> **TASK BRIEF**
Select, from the data, each line where "with" occurs.

-=-=-=-=-

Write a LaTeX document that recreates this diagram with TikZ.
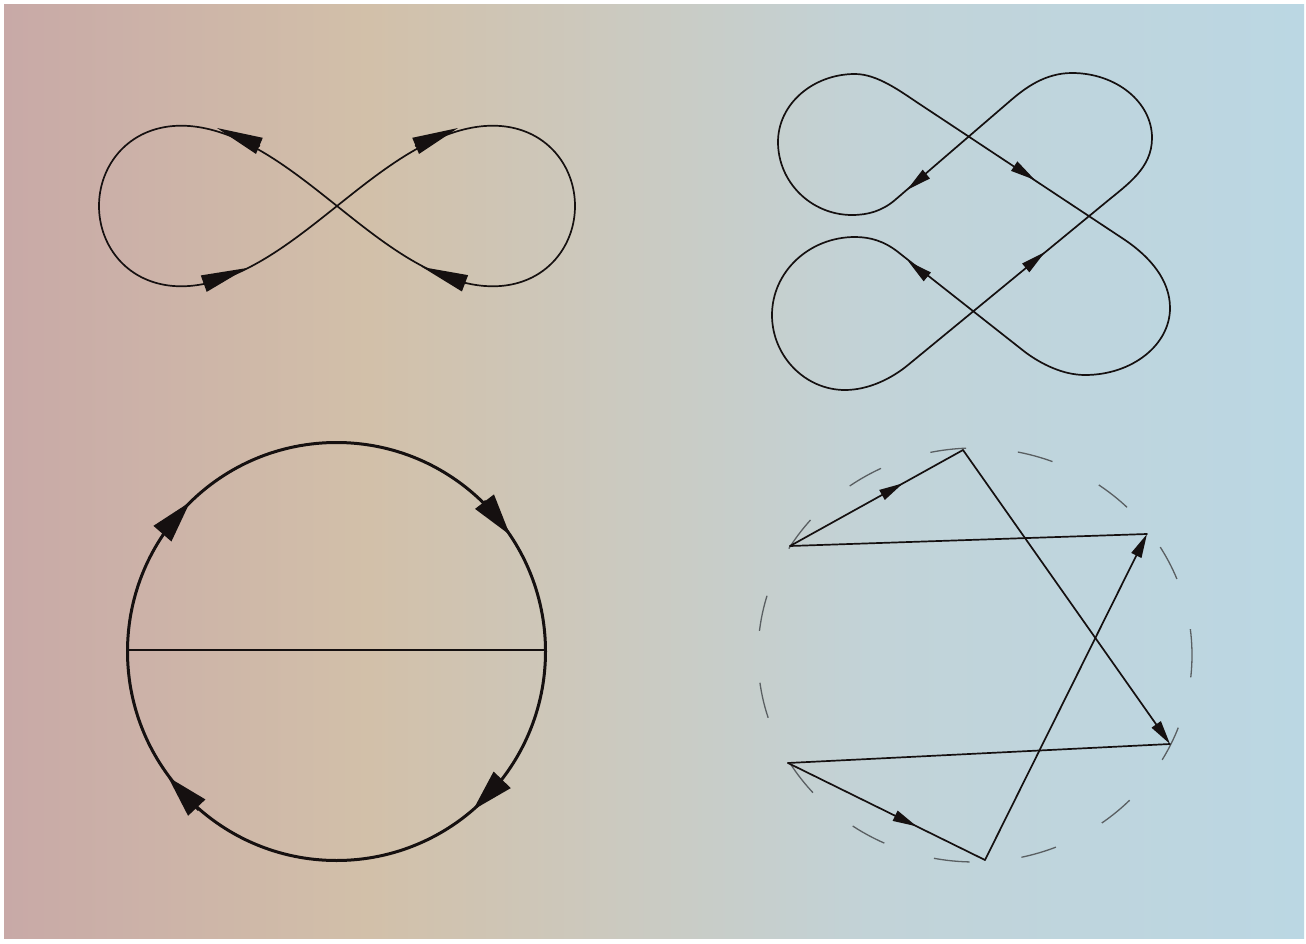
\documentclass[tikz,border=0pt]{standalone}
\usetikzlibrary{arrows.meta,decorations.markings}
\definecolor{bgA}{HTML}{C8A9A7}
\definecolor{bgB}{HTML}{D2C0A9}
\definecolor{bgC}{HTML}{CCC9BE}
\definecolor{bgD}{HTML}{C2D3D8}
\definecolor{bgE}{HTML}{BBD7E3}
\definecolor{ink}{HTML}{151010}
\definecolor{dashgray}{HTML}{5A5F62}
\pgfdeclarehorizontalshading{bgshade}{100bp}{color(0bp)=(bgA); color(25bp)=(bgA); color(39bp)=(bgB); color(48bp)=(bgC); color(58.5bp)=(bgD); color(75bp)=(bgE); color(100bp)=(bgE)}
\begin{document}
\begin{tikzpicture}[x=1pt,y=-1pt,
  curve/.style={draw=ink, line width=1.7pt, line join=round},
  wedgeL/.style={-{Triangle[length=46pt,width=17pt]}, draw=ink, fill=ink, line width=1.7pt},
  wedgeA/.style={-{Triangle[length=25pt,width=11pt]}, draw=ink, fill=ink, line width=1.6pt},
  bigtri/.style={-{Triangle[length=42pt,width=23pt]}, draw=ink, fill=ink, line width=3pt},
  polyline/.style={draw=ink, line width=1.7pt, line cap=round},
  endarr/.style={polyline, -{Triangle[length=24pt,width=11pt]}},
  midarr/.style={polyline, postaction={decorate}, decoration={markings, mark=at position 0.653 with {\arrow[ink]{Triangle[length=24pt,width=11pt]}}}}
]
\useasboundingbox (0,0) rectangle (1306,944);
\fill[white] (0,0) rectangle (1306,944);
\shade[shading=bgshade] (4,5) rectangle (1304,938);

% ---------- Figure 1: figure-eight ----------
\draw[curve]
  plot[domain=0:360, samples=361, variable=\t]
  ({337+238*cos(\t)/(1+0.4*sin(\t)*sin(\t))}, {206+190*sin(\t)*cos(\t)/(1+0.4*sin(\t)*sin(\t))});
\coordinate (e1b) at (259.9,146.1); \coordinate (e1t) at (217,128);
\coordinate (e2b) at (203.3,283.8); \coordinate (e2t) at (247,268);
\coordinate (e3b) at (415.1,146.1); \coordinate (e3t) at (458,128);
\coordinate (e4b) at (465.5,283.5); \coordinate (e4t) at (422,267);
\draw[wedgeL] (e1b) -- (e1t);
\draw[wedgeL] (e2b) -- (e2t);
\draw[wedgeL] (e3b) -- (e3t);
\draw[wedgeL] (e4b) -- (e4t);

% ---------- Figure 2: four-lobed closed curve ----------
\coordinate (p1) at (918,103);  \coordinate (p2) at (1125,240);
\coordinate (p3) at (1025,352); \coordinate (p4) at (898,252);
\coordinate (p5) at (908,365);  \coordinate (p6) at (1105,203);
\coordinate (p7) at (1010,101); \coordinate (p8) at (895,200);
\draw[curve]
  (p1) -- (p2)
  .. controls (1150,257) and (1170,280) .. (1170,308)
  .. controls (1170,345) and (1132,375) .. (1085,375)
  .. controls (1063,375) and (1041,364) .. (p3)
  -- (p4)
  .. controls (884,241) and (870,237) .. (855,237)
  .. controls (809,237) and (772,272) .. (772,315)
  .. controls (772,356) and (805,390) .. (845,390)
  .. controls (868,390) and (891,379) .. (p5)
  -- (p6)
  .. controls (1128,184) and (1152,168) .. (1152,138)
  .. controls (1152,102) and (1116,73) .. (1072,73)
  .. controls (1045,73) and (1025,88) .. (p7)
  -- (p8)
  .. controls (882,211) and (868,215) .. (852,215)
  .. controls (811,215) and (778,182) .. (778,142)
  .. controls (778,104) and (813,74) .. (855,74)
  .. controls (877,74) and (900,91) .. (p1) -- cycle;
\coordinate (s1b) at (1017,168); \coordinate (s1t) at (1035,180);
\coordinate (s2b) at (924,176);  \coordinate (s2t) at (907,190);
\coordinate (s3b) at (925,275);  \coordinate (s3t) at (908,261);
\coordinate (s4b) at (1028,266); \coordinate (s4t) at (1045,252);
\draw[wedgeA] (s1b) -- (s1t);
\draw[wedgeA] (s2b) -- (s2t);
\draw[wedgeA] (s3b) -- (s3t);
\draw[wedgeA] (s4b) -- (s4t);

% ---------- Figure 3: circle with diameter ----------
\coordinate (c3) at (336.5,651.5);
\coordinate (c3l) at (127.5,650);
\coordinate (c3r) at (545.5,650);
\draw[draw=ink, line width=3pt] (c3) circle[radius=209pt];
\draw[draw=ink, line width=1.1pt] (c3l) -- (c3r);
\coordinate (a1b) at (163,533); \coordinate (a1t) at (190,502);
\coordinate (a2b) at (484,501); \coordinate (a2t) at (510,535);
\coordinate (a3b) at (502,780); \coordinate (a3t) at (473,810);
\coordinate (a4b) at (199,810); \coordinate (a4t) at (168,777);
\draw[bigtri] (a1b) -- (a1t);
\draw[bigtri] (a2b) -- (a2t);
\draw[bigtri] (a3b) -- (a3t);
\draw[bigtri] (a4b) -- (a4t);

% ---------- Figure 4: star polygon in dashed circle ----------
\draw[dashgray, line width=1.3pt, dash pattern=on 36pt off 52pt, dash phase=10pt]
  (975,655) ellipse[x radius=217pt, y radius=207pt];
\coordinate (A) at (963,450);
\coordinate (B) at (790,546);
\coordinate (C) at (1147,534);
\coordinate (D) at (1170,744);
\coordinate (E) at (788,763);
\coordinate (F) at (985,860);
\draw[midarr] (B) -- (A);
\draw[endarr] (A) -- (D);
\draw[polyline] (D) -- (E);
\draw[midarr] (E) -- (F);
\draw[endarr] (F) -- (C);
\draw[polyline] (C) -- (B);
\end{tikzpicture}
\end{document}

-=-=-=-=-

> **EXERCISE ANSWER**
Write a LaTeX document that recreates this diagram with TikZ.
  midarr/.style={polyline, postaction={decorate}, decoration={markings, mark=at position 0.653 with {\arrow[ink]{Triangle[length=24pt,width=11pt]}}}}
% ---------- Figure 3: circle with diameter ----------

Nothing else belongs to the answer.